Etwas später wird der stolze Sohn, inzwischen selbst ein erfolgreicher Schriftsteller, allerding etwas melancholisch und klagt: „Trotz Deiner mitteleuropäischen Biografie und Deiner zeitlos konsequenten Haltung gegenüber Ideologien und für ein von Aufklärung und Logik geprägtes Bild der Welt, trotz Deiner kontinuierlichen Ferne von der Macht und anderen Moden der Zeit, trotz alledem giltst Du aus mir nicht erklärlichen Gründen als Schriftsteller eines Staates, an dessen Untergang Du nicht ganz unbeteiligt warst.DDR-Schriftsteller‘ ist ein Terminus, der den meisten weiterhin leicht über die Lippen geht. Du hast über die RAF geschrieben und über Rechtsradikale, über prekäre Akademiker unserer Zeit und die Erosion des Rechtsstaats – für zu viele bleibst Du ein DDR-Schriftsteller. Im Ausland halten sie Dich für einen deutschen Schriftsteller, als der Du eingeladen und ausgezeichnet wirst. Aber in Deutschland halten Dich viele für einen Ostler, was so absurd ist, dass es schon wieder nicht mehr lustig ist.“
Das mag alles stimmen. Aber so wie Jakob Hein immer der Sohn von Christoph Hein bleibt, wird dieser, der natürlich weit mehr als ein literarischer Chronist der DDR ist, immer mit seiner ostdeutschen Vergangenheit verbunden sein. „Der fremde Freund“, 1982, „Horns Ende“, 1985, „Der Tangospieler“, 1989, oder auf der Theaterbühne „Die Ritter der Tafelrunde“, 1989. Wer immer heute über die späte, verdämmernde DDR und ihre künstlerische Wahrnehmung spricht, kommt um Werk und Wirkung von Christoph Hein nicht herum.

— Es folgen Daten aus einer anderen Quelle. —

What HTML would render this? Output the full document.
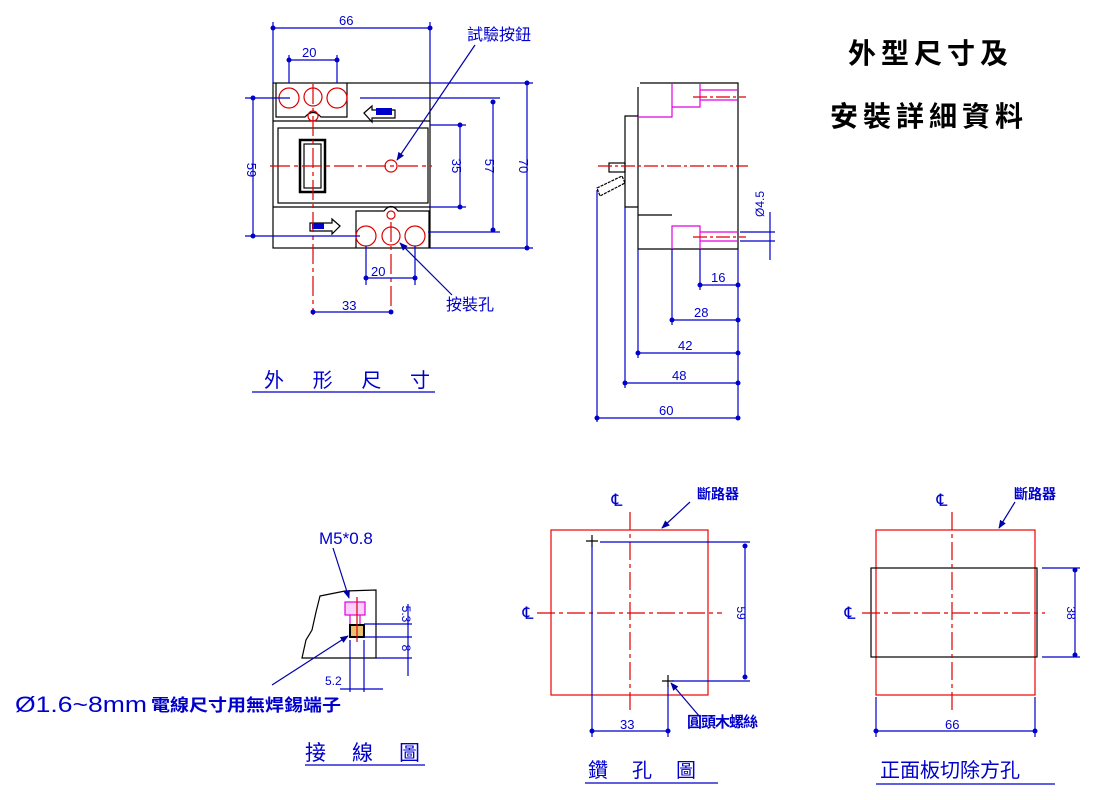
<!DOCTYPE html>
<html><head><meta charset="utf-8"><style>
html,body{margin:0;padding:0;background:#fff;}
svg{display:block;}
text{font-family:"Liberation Sans","Noto Sans CJK TC",sans-serif;}
</style></head><body>
<svg width="1100" height="800" viewBox="0 0 1100 800" xmlns="http://www.w3.org/2000/svg">
<defs>
<marker id="dot" viewBox="0 0 6 6" refX="3" refY="3" markerWidth="5" markerHeight="5"><circle cx="3" cy="3" r="2.5" fill="#0000cc"/></marker>
<marker id="arr" viewBox="0 0 10 10" refX="9" refY="5" markerWidth="7" markerHeight="7" orient="auto"><path d="M0,1 L10,5 L0,9 z" fill="#0000aa"/></marker>
</defs>
<g fill="none" stroke-width="1.2">
<!-- ===== front view ===== -->
<g stroke="#000">
<rect x="273" y="83" width="157" height="165"/>
<line x1="273" y1="121" x2="430" y2="121"/>
<line x1="273" y1="207" x2="430" y2="207"/>
<rect x="278" y="128" width="150" height="75"/>
<path d="M276,83 V117 H305 Q313,108 321,117 H347 V83"/>
<path d="M356,248 V211 H384 Q391,202 398,211 H429 V248"/>
<rect x="300" y="140" width="25" height="52" stroke-width="2.5"/>
<rect x="304" y="144" width="17" height="44"/>
<path d="M364,113 L372,106 V110 H395 V118 H372 V122 Z"/>
<path d="M340,226 L332,219 V223 H310 V231 H332 V234 Z"/>
</g>
<rect x="376" y="108" width="16" height="7" fill="#0000cc" stroke="none"/>
<rect x="312" y="223" width="12" height="6" fill="#0000cc" stroke="none"/>
<g stroke="#d00">
<circle cx="289" cy="98" r="10"/><circle cx="313" cy="97" r="9"/><circle cx="337" cy="98" r="10"/>
<circle cx="313" cy="116" r="5"/>
<circle cx="366" cy="236" r="10"/><circle cx="391" cy="236" r="9"/><circle cx="415" cy="236" r="10"/>
<circle cx="391" cy="215" r="4"/>
<circle cx="391" cy="166" r="6"/>
<line x1="270" y1="166" x2="432" y2="166" stroke-dasharray="20,4,4,4"/>
<line x1="313" y1="84" x2="313" y2="315" stroke-dasharray="20,4,4,4"/>
<line x1="391" y1="222" x2="391" y2="315" stroke-dasharray="20,4,4,4"/>
</g>
<g stroke="#0000cc">
<line x1="273" y1="22" x2="273" y2="83"/><line x1="430" y1="22" x2="430" y2="83"/>
<line x1="273" y1="28" x2="430" y2="28" marker-start="url(#dot)" marker-end="url(#dot)"/>
<line x1="289" y1="55" x2="289" y2="83"/><line x1="337" y1="55" x2="337" y2="83"/>
<line x1="289" y1="60" x2="337" y2="60" marker-start="url(#dot)" marker-end="url(#dot)"/>
<line x1="245" y1="98" x2="290" y2="98"/><line x1="245" y1="236" x2="360" y2="236"/>
<line x1="253" y1="98" x2="253" y2="236" marker-start="url(#dot)" marker-end="url(#dot)"/>
<line x1="360" y1="98" x2="500" y2="98"/><line x1="428" y1="232" x2="500" y2="232"/>
<line x1="493" y1="102" x2="493" y2="230" marker-start="url(#dot)" marker-end="url(#dot)"/>
<line x1="430" y1="125" x2="466" y2="125"/><line x1="430" y1="207" x2="466" y2="207"/>
<line x1="460" y1="125" x2="460" y2="207" marker-start="url(#dot)" marker-end="url(#dot)"/>
<line x1="430" y1="83" x2="533" y2="83"/><line x1="430" y1="248" x2="533" y2="248"/>
<line x1="527" y1="83" x2="527" y2="248" marker-start="url(#dot)" marker-end="url(#dot)"/>
<line x1="366" y1="246" x2="366" y2="285"/><line x1="415" y1="246" x2="415" y2="285"/>
<line x1="366" y1="278" x2="415" y2="278" marker-start="url(#dot)" marker-end="url(#dot)"/>
<line x1="313" y1="312" x2="391" y2="312" marker-start="url(#dot)" marker-end="url(#dot)"/>
<line x1="475" y1="45" x2="397" y2="160" stroke="#0000aa" marker-end="url(#arr)"/>
<line x1="452" y1="295" x2="400" y2="243" stroke="#0000aa" marker-end="url(#arr)"/>
<line x1="252" y1="392" x2="435" y2="392"/>
</g>
<!-- ===== side view ===== -->
<path d="M640,83 H738 V249 H638 V215 H672 M638,249 V215 V207 H625 V116 H638 V87 Z" stroke="#000"/>
<path d="M597,188 L622,176 L625,183 L600,196 Z" stroke="#000" stroke-dasharray="3,1"/>
<rect x="609" y="163" width="16" height="9" stroke="#000"/>
<g stroke="#e000e0">
<path d="M638,117 H672 V83 M672,107 H700 V83 M700,90 H738 M700,100 H738"/>
<path d="M672,249 V226 H700 V249 M700,232 H738 M700,241 H738"/>
</g>
<g stroke="#d00" stroke-dasharray="14,3,3,3">
<line x1="693" y1="97" x2="746" y2="97"/><line x1="693" y1="237" x2="746" y2="237"/>
<line x1="598" y1="166" x2="748" y2="166"/>
</g>
<g stroke="#0000cc">
<line x1="738" y1="249" x2="738" y2="420"/>
<line x1="700" y1="249" x2="700" y2="290"/><line x1="700" y1="285" x2="738" y2="285" marker-start="url(#dot)" marker-end="url(#dot)"/>
<line x1="672" y1="249" x2="672" y2="325"/><line x1="672" y1="320" x2="738" y2="320" marker-start="url(#dot)" marker-end="url(#dot)"/>
<line x1="638" y1="249" x2="638" y2="358"/><line x1="638" y1="353" x2="738" y2="353" marker-start="url(#dot)" marker-end="url(#dot)"/>
<line x1="625" y1="207" x2="625" y2="388"/><line x1="625" y1="383" x2="738" y2="383" marker-start="url(#dot)" marker-end="url(#dot)"/>
<line x1="597" y1="190" x2="597" y2="422"/><line x1="597" y1="418" x2="738" y2="418" marker-start="url(#dot)" marker-end="url(#dot)"/>
<line x1="740" y1="232" x2="775" y2="232"/><line x1="740" y1="241" x2="775" y2="241"/>
<line x1="770" y1="212" x2="770" y2="260"/>
</g>
<!-- ===== wiring ===== -->
<path d="M320,596 L345,591 L376,590 V658 H302 L306,640 L312,630 L316,612 Z" stroke="#000"/>
<rect x="345" y="602" width="20" height="13" stroke="#e000e0" fill="#fbd0fb"/>
<line x1="350" y1="615" x2="350" y2="626" stroke="#e000e0"/><line x1="360" y1="615" x2="360" y2="626" stroke="#e000e0"/>
<rect x="350" y="625" width="14" height="12" stroke="#000" stroke-width="2" fill="#e8c070"/>
<line x1="357" y1="597" x2="357" y2="642" stroke="#d00"/>
<g stroke="#0000cc">
<line x1="364" y1="624" x2="412" y2="624"/><line x1="364" y1="637" x2="412" y2="637"/><line x1="376" y1="658" x2="412" y2="658"/>
<line x1="408" y1="604" x2="408" y2="676"/>
<line x1="350" y1="640" x2="350" y2="692"/><line x1="364" y1="640" x2="364" y2="692"/>
<line x1="340" y1="689" x2="383" y2="689"/>
<line x1="272" y1="685" x2="348" y2="636" stroke="#0000aa" marker-end="url(#arr)"/>
<line x1="333" y1="548" x2="349" y2="598" stroke="#0000aa" marker-end="url(#arr)"/>
<line x1="305" y1="765" x2="425" y2="765"/>
</g>
<!-- ===== drill ===== -->
<rect x="551" y="530" width="157" height="165" stroke="#e00"/>
<g stroke="#d00" stroke-dasharray="18,4,4,4">
<line x1="630" y1="512" x2="630" y2="710"/><line x1="537" y1="613" x2="722" y2="613"/>
</g>
<g stroke="#000"><path d="M586,541 h12 M592,535 v12 M662,681 h12 M668,675 v12"/></g>
<g stroke="#0000cc">
<line x1="592" y1="545" x2="592" y2="737"/><line x1="668" y1="685" x2="668" y2="737"/>
<line x1="600" y1="542" x2="750" y2="542"/><line x1="672" y1="681" x2="750" y2="681"/>
<line x1="745" y1="546" x2="745" y2="677" marker-start="url(#dot)" marker-end="url(#dot)"/>
<line x1="592" y1="731" x2="668" y2="731" marker-start="url(#dot)" marker-end="url(#dot)"/>
<line x1="690" y1="502" x2="662" y2="528" stroke="#0000aa" marker-end="url(#arr)"/>
<line x1="700" y1="717" x2="671" y2="683" stroke="#0000aa" marker-end="url(#arr)"/>
<line x1="585" y1="783" x2="718" y2="783"/>
</g>
<!-- ===== panel cut ===== -->
<rect x="876" y="530" width="159" height="165" stroke="#e00"/>
<rect x="871" y="568" width="166" height="89" stroke="#000"/>
<g stroke="#d00" stroke-dasharray="18,4,4,4">
<line x1="952" y1="512" x2="952" y2="710"/><line x1="862" y1="613" x2="1045" y2="613"/>
</g>
<g stroke="#0000cc">
<line x1="1042" y1="568" x2="1080" y2="568"/><line x1="1042" y1="657" x2="1080" y2="657"/>
<line x1="1075" y1="570" x2="1075" y2="655" marker-start="url(#dot)" marker-end="url(#dot)"/>
<line x1="876" y1="697" x2="876" y2="737"/><line x1="1035" y1="697" x2="1035" y2="737"/>
<line x1="876" y1="731" x2="1035" y2="731" marker-start="url(#dot)" marker-end="url(#dot)"/>
<line x1="1015" y1="502" x2="999" y2="528" stroke="#0000aa" marker-end="url(#arr)"/>
<line x1="876" y1="784" x2="1055" y2="784"/>
</g>
</g>
<!-- text -->
<g fill="#0000cc" font-size="13">
<text x="339" y="25">66</text>
<text x="302" y="57">20</text>
<text x="371" y="276">20</text>
<text x="342" y="310">33</text>
<text x="247" y="170" transform="rotate(90 247 170)" text-anchor="middle">59</text>
<text x="452" y="166" transform="rotate(90 452 166)" text-anchor="middle">35</text>
<text x="485" y="166" transform="rotate(90 485 166)" text-anchor="middle">57</text>
<text x="519" y="166" transform="rotate(90 519 166)" text-anchor="middle">70</text>
<text x="467" y="40" font-size="16">試驗按鈕</text>
<text x="446" y="310" font-size="16">按裝孔</text>
<text x="264" y="387" font-size="20" textLength="166" lengthAdjust="spacing">外形尺寸</text>
<text x="711" y="282">16</text>
<text x="694" y="317">28</text>
<text x="678" y="350">42</text>
<text x="672" y="380">48</text>
<text x="659" y="415">60</text>
<text x="764" y="204" font-size="12" transform="rotate(-90 764 204)" text-anchor="middle">Ø4.5</text>
<text x="319" y="544" font-size="17">M5*0.8</text>
<text x="402" y="614" font-size="12" transform="rotate(90 402 614)" text-anchor="middle">5.3</text>
<text x="402" y="648" font-size="12" transform="rotate(90 402 648)" text-anchor="middle">8</text>
<text x="325" y="685" font-size="12">5.2</text>
<text x="15" y="712" font-size="22" textLength="132" lengthAdjust="spacingAndGlyphs">Ø1.6~8mm</text>
<text x="151" y="711" font-size="17" font-weight="bold" textLength="190" lengthAdjust="spacingAndGlyphs">電線尺寸用無焊錫端子</text>
<text x="305" y="760" font-size="21" textLength="115" lengthAdjust="spacing">接線圖</text>
<text x="697" y="499" font-size="14" font-weight="bold">斷路器</text>
<text x="737" y="613" font-size="12" transform="rotate(90 737 613)" text-anchor="middle">59</text>
<text x="620" y="729">33</text>
<text x="687" y="727" font-size="15" font-weight="bold" letter-spacing="-1">圓頭木螺絲</text>
<text x="588" y="777" font-size="20" letter-spacing="24">鑽孔圖</text>
<text x="1014" y="499" font-size="14" font-weight="bold">斷路器</text>
<text x="1067" y="613" font-size="12" transform="rotate(90 1067 613)" text-anchor="middle">38</text>
<text x="945" y="729">66</text>
<text x="880" y="777" font-size="20">正面板切除方孔</text>
<text x="617" y="506" font-size="17" text-anchor="middle">℄</text>
<text x="942" y="506" font-size="17" text-anchor="middle">℄</text>
<text x="528" y="619" font-size="17" text-anchor="middle">℄</text>
<text x="850" y="619" font-size="17" text-anchor="middle">℄</text>
</g>
<g fill="#000" font-size="28" font-weight="bold" font-family="'Liberation Sans','Noto Sans CJK TC',sans-serif">
<text x="848" y="63" letter-spacing="5">外型尺寸及</text>
<text x="830" y="126" letter-spacing="5">安裝詳細資料</text>
</g>
</svg>
</body></html>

Nach dem Mauerfall ist sein klarer kühler Erzählstrom nicht versiegt. Im Gegenteil. Lange und kurze Prosa, Theater und Film. Die Romane „Weiskerns Nachlass“ und „Frau Paula Trousseau“ sind dabei nicht nur als Bücher gegenwärtig. Das DNT Weimar hat aus beiden im E-Werk starke Inszenierungen gemacht.
Christoph Heins jüngster Roman, den er in der dichtgefüllten Aula des Erfurter Ratsgymnasiums vorstellt, heißt „Glückskind mit Vater“. Wie der Sprachstil, der ruhige, sachliche Erzählton, so die Lesung selbst: Ein Tisch, ein Stuhl, eine Lampe, ein Mann, ein Buch, eine Stimme. Show gibt es woanders. Das Publikum erlebt hier gewissermaßen die puristische Essenz, den Kern, das Wesen der Lesereihe: Es geht um Kunst, um den Dichter und das Gedichtete.
"Glückskind mit Vater“ handelt vom Leben des Konstantin Boggosch, der in der DDR als Sohn eines NS-Verbrechers aufwächst. Als der Vater 1945 in Polen gehenkt wird, ist er noch nicht geboren. Aber der Vater bleibt in seinem Leben präsent. Benachteiligungen sind seine ständigen Begleiter durch das Leben. Die Literaturkritik ist sich, mit wenigen Ausnahmen, einig: ein großer Wurf von Christoph Hein. Eine Deutschlandchronik über die Unmöglichkeit, sich der Geschichte zu entziehen. Ein Wilhelm-Meister-mäßiger Roman, ein zeitgenössischer Schelmen-, ein Bildungs-, ein Abenteuerroman. Ein altmeisterliches Panoramagemälde.
Christoph Hein liest in Erfurt eine gute Stunde ohne Pause aus seinem 500-Seiten-Opus. Nein, der Schriftsteller ist kein herausragender Vortragskünstler seiner selbst. Aber je länger er liest, desto mehr gerät das Publikum in den Sog seiner großen Erzählkunst.
Man möchte, nachdem der starke Applaus verklungen ist, am liebsten gleich den Roman zur Hand nehmen und weiterlesen.